Tatsuo Miyajima
Most of the work in this show, Tatsuo Miyajima’s first solo exhibition in a US museum, consisted of the artist’s signature arrays of LED counting devices installed in unlit galleries. In Double Spiral, 1992, these “gadgets,” as the artist refers to them, are arranged in two helical lines, one green, the other red, wrapped around black columns. One turns left, the other right, as they rise up the column. The devices are set to count from 1 to 99 at various paces; when the sequence reaches 99, the counter goes dark for one beat before the sequence begins again. This periodic darkening of individual elements interrupts the spatial continuity of the forms and hints at an interruption of temporal continuity as well. There may indeed be a single sweep of time in the grand universal sense, but Miyajima’s asynchronous gadgets suggest both the subjective reality of duration and a periodic death of experience.
Miyajima’s high-conceptual concept sometimes takes a comic turn. In the Fort Worth installation of Running Time, 1994, viewers stood on a balcony overlooking a room filled with around forty little electric cars that scuttled about bearing digital displays counting from 1 to 99, 99 to 1, 9 to 1, or 1 to 9, all at different rhythms. As in all of Miyajima’s counters, zero has been excluded from the sequence. He calls them “U-cars,” short for “uncertainty-cars,” a reference to Heisenberg’s uncertainty principle as well as to the vehicles’ behavior. Since each car has front and rear sensors that reverse its direction when it hits a wall or another vehicle, they scramble about the black floor buzzing and thumping like robotic bumper cars in Brownian motion. Antically entertaining, the installation also forcefully spatializes time as it introduces a random chain of causation into his varied continuum of counting. While causality has only one temporal direction, the spatial array of his installation evokes an oceanic sense of duration and varied directions for our consciousness of time’s passage.
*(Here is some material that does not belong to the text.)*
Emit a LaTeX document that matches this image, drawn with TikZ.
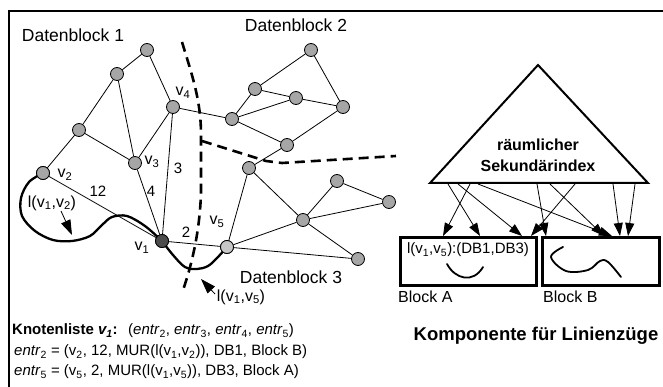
\documentclass[tikz,border=0pt]{standalone}
\usepackage{fontspec}
\setmainfont{Liberation Sans}
\usetikzlibrary{arrows.meta}
\newcommand\lo[1]{\textsubscript{#1}}
\tikzset{
  vert/.style={circle,draw=black,fill=black!35,line width=0.8pt,minimum size=13pt,inner sep=0pt},
  vone/.style={vert,fill=black!70},
  vfive/.style={vert,fill=black!22},
  edge/.style={line width=0.8pt},
  sepline/.style={line width=2.6pt,dash pattern=on 10pt off 6pt},
  pathline/.style={line width=2.3pt,line join=round,line cap=round},
  lbl/.style={inner sep=0pt,font=\fontsize{15}{17}\selectfont},
  vlbl/.style={inner sep=0pt,font=\fontsize{16}{18}\selectfont},
  dbl/.style={inner sep=0pt,font=\fontsize{17.5}{20}\selectfont},
  idx/.style={line width=0.8pt,-{Triangle[length=13pt,width=9pt]}},
  big/.style={line width=0.8pt,-{Triangle[length=15pt,width=10pt]}},
  blockbox/.style={draw,line width=3pt,inner sep=0pt},
}
\begin{document}
\begin{tikzpicture}[x=1pt,y=-1pt]
\useasboundingbox (0,0) rectangle (663,387);
% frame
\draw[line width=2.6pt] (9,387) -- (9,11) -- (663,11);

% separation lines
\draw[sepline] (182,42) .. controls (192,75) and (201,100) .. (201,135) -- (201,192) .. controls (200,228) and (193,262) .. (182,293);
\draw[sepline] (202,141) -- (266,161) -- (282,163) -- (396,156);

% vertices
\node[vert] (a) at (147,50) {};
\node[vert] (b) at (117,74) {};
\node[vert] (v4) at (173,107) {};
\node[vert] (c) at (79,130) {};
\node[vert] (v3) at (135,163) {};
\node[vert] (v2) at (43,173) {};
\node[vone] (v1) at (162,241) {};
\node[vfive] (v5) at (227,247) {};
\node[vert] (d) at (232,119) {};
\node[vert] (e) at (311,50) {};
\node[vert] (f) at (255,89) {};
\node[vert] (g) at (296,98) {};
\node[vert] (h) at (343,107) {};
\node[vert] (i) at (287,145) {};
\node[vert] (j) at (249,168) {};
\node[vert] (k) at (337,181) {};
\node[vert] (l) at (389,202) {};
\node[vert] (m) at (303,220) {};
\node[vert] (n) at (358,259) {};

% edges
\foreach \p/\q in {a/b,a/v4,b/c,b/v3,c/v2,c/v3,v3/v4,v4/d,v2/v1,v3/v1,v4/v1,v1/v5,
  e/f,e/h,f/d,f/g,g/d,g/h,h/i,d/i,i/j,
  j/v5,j/m,m/v5,m/k,m/l,k/l,m/n,v5/n}
  \draw[edge] (\p) -- (\q);

% thick paths
\draw[pathline] plot[smooth,tension=0.55] coordinates {(v2.center) (29,182) (21,198) (22,216) (35,231) (53,240) (72,241) (90,236) (102,225) (112,217) (127,216) (145,226) (v1.center)};
\draw[pathline] plot[smooth,tension=0.6] coordinates {(v1.center) (173,255) (185,267) (197,269) (208,266) (217,258) (v5.center)};
\node[vone] at (v1) {};
\node[vfive] at (v5) {};
\node[vert] at (v2) {};

% labels
\node[dbl] (db1) at (73,35) {Datenblock 1};
\node[dbl] (db2) at (296,25) {Datenblock 2};
\node[dbl] (db3) at (291,277) {Datenblock 3};
\node[vlbl] (lv2) at (65,175) {v\lo{2}};
\node[vlbl] (lv3) at (152,162) {v\lo{3}};
\node[vlbl] (lv4) at (183,93) {v\lo{4}};
\node[vlbl] (lv1) at (142,248) {v\lo{1}};
\node[vlbl] (lv5) at (217,222) {v\lo{5}};
\node[lbl] (w12) at (98,191) {12};
\node[lbl] (w4) at (151,191) {4};
\node[lbl] (w3) at (178,168) {3};
\node[lbl] (w2) at (186,232) {2};
\node[vlbl] (l12) at (52,203) {l(v\lo{1},v\lo{2})};
\node[vlbl] (l15) at (241,297) {l(v\lo{1},v\lo{5})};
\coordinate (t12) at (72,235);
\coordinate (t15) at (201,279);
\draw[big] (61,211) -- (t12);
\draw[big] (215,294) -- (t15);

% bottom text
\node[lbl,anchor=west] (kl) at (12,331) {\textbf{Knotenliste \textit{v\lo{1}}:}\hspace{0.7em}(\textit{entr}\lo{2}, \textit{entr}\lo{3}, \textit{entr}\lo{4}, \textit{entr}\lo{5})};
\node[lbl,anchor=west] (e2) at (14,352) {\textit{entr}\lo{2} = (v\lo{2}, 12, MUR(l(v\lo{1},v\lo{2})), DB1, Block B)};
\node[lbl,anchor=west] (e5) at (14,372) {\textit{entr}\lo{5} = (v\lo{5}, 2, MUR(l(v\lo{1},v\lo{5})), DB3, Block A)};

% index triangle
\draw[line width=2pt,line join=miter] (430,183) -- (538,65) -- (648,183) -- cycle;
\node[align=center,font=\bfseries\fontsize{16}{21}\selectfont] (ri) at (538,155) {räumlicher\\Sekundärindex};

% blocks
\node[blockbox,minimum width=136pt,minimum height=48pt] (ba) at (468,261) {};
\node[blockbox,minimum width=117pt,minimum height=48pt] (bb) at (601,261) {};
\node[lbl] (ltxt) at (468,250) {l(v\lo{1},v\lo{5}):(DB1,DB3)};
\draw[line width=1.8pt,line cap=round] (447,264) .. controls (455,279) and (473,284) .. (483,267);
\draw[line width=1.8pt,line cap=round] plot[smooth,tension=0.6] coordinates {(563,247) (551,257) (566,271) (588,270) (600,261) (608,262) (621,277)};
\node[vlbl,anchor=west] (bal) at (398,297) {Block A};
\node[vlbl,anchor=west] (bbl) at (543,297) {Block B};
\node[font=\bfseries\fontsize{18.5}{21}\selectfont] (komp) at (536,336) {Komponente für Linienzüge};

% index arrows
\draw[idx] (448,184) -- (480,236);
\draw[idx] (470,184) -- (443,236);
\draw[idx] (458,184) -- (522,236);
\draw[idx] (478,184) -- (612,236);
\draw[idx] (537,184) -- (546,236);
\draw[idx] (575,184) -- (531,236);
\draw[idx] (550,184) -- (604,236);
\draw[idx] (613,184) -- (620,236);
\draw[idx] (635,184) -- (628,236);
\end{tikzpicture}
\end{document}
In addition to the familiar LED assemblages, the show also featured some surprisingly transgressive paintings. In the series “Over Economy,” 1993–94, paper money from various countries is painted over except where Miyajima first placed stencils of digital-style numerals. This unpainted space leaves “holes” in the painting through which one can make out the bills’ denominations. More aggressive still is Miyajima’s series of paintings titled “Time Landscapes,” 1993–94, nineteenth-century Chinese, Korean, and Japanese scenes painted over in monochrome except for the stenciled numerals. Only through the numerals do the landscapes remain visible. Miyajima’s action indicates his steely intent: the consciousness of time the artist explores in producing these paintings is not sentimental but conflicted (of Asian and international identities). Playing on the notion of value and duration, these pictures appear to cross-reference On Kawara’s date paintings with Marcel Broodthaers’ use of nineteenth-century landscapes and debunking of artistic value.